Lo que dice Liliana también lo refuerza Noelia cuando menciona, por ejemplo, lo que significa el terricidio. “Todas las empresas nos están matando como ser humano. Estamos destrozando el planeta que es nuestra fuente de energía y espiritualidad. Nosotras peleamos contra el patriarcal dentro del Estado”. Desde el Movimiento de Mujeres Indígenas por el Buen vivir lo definen con claridad: “El terricidio es un crimen de lesa humanidad”.

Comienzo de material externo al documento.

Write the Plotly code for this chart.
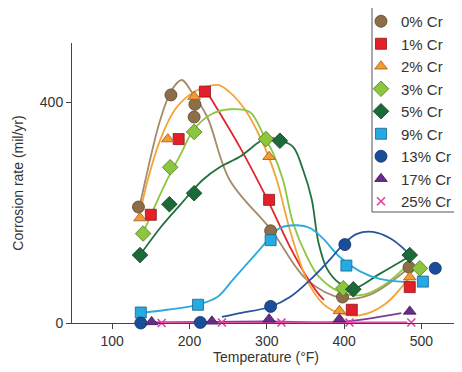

“Nos matan de hambre, por despojo, por saqueo de los bienes comunes, con sus políticas extractivistas. Nos matan cuando deciden pagar la deuda a los poderosos y no pagar la deuda con nosotras, cuando postergan hasta el absurdo la aprobación de la ley que nos garantice no morir en abortos clandestinos. Nos matan al no reconocer los trabajos de cuidados, porque nos obligan a parar la olla, a limpiar las calles, a enseñar, a cuidar, en absoluta precariedad. Nos llevan al límite, sí. Pero ahí, en el límite, nos encontramos. Respiramos, sacamos fuerzas, y nos sabemos autónomas, plurales”, dicen las Feministas del Abya Yala.
Hablar de un Estado racista y patriarcal, como lo definen las mujeres originarias, es marcar la sistematicidad de las violencias ejercidas contra las comunidades indígenas y afrodescendientes. Violencias que se inscriben en deudas históricas. Feministas del Abya Yala o el Movimiento de Mujeres Indígenas por el Buen Vivir construyen cotidianamente redes de lucha y resistencia en los territorios, en las grandes ciudades o en los campos y montes, allí donde todo se hace más invisible. Denuncian el racismo estructural que determina qué cuerpos y qué vidas importan. Defienden sus territorios y también sus sueños. Cada 5 de septiembre, día en que se recuerda el asesinato de Bartolina Sisa, y cada uno de los días y las noches en que encienden el fuego para iluminar sus luchas.